1. Fractions as Part of a Whole

This is how most students start their journey. Think of a fraction as a single object—like a pizza or a chocolate bar—that has been sliced into equal pieces.

  • The denominator (the bottom number) tells you how many equal pieces the whole has been divided into.

  • The numerator (the top number) tells you how many of those pieces you are actually talking about.

  • If you have 3 out of 4 slices of pizza, the "whole" pizza is the foundation, and you are focusing on a specific part of it.

2. Fractions as a Measure

Once students understand parts of a whole, they can start seeing fractions as a way to measure distance or quantity on a number line. This is where fractions start to feel more like "real" numbers.

  • If you are measuring how far something is, you don’t always land on a whole number like 1 or 2.

  • A fraction like 3/4 tells you exactly where to land between 0 and 1.

  • Students can actively manipulate a physical tool, such as a clothespin, to mark the appropriate point on a blank number line. This helps them see that a fraction is a specific point of distance from zero.

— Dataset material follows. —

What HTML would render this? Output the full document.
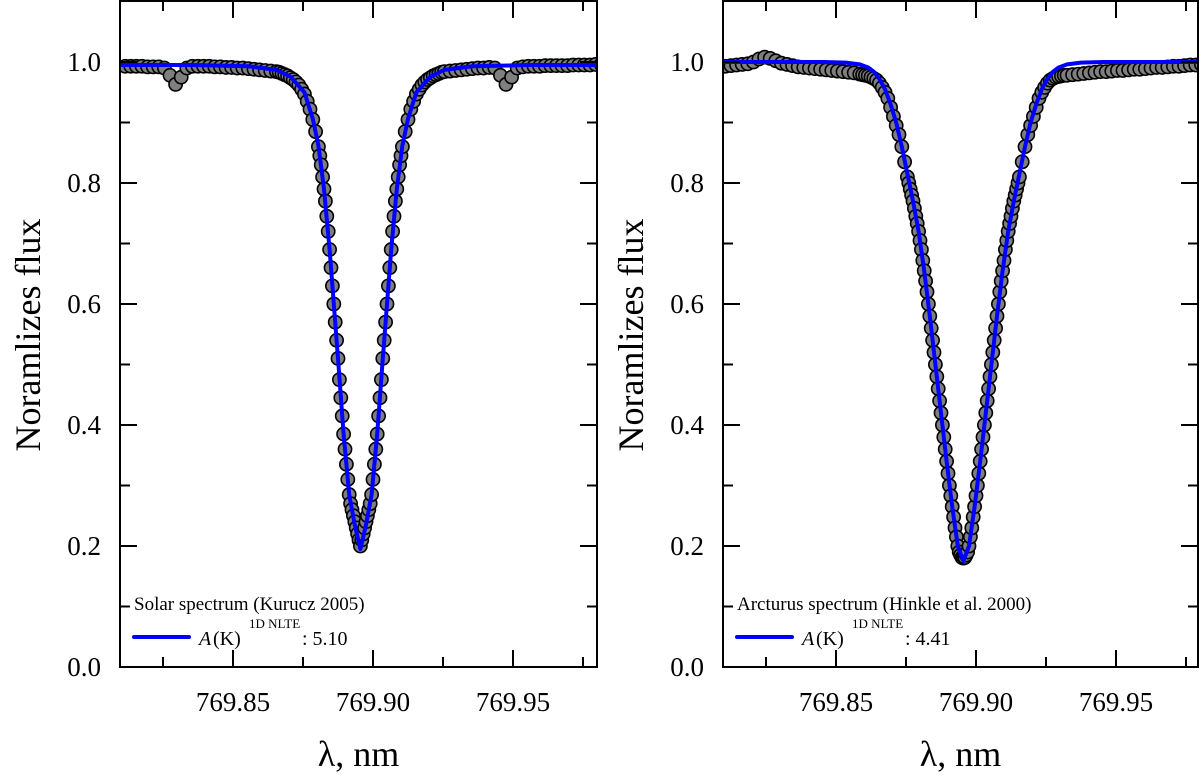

3. Fractions as an Operator

This concept is a bit more advanced but incredibly useful. When we use a fraction as an operator, we are using it to "do something" to a quantity.

  • Think of it like a set of instructions: "Find 1/2 of these 10 counters."

  • In this case, the fraction is operating on the group. You divide the total group into the number of equal parts shown by the denominator, then take the number of parts shown by the numerator.

  • It shifts the focus from a single object to a group of items, showing that fractions are dynamic tools for calculation.

By helping students see fractions as parts, measures, and operators, you give them the flexibility to handle math problems in different contexts. They move from just memorizing rules to understanding how fractions actually work in the world around them.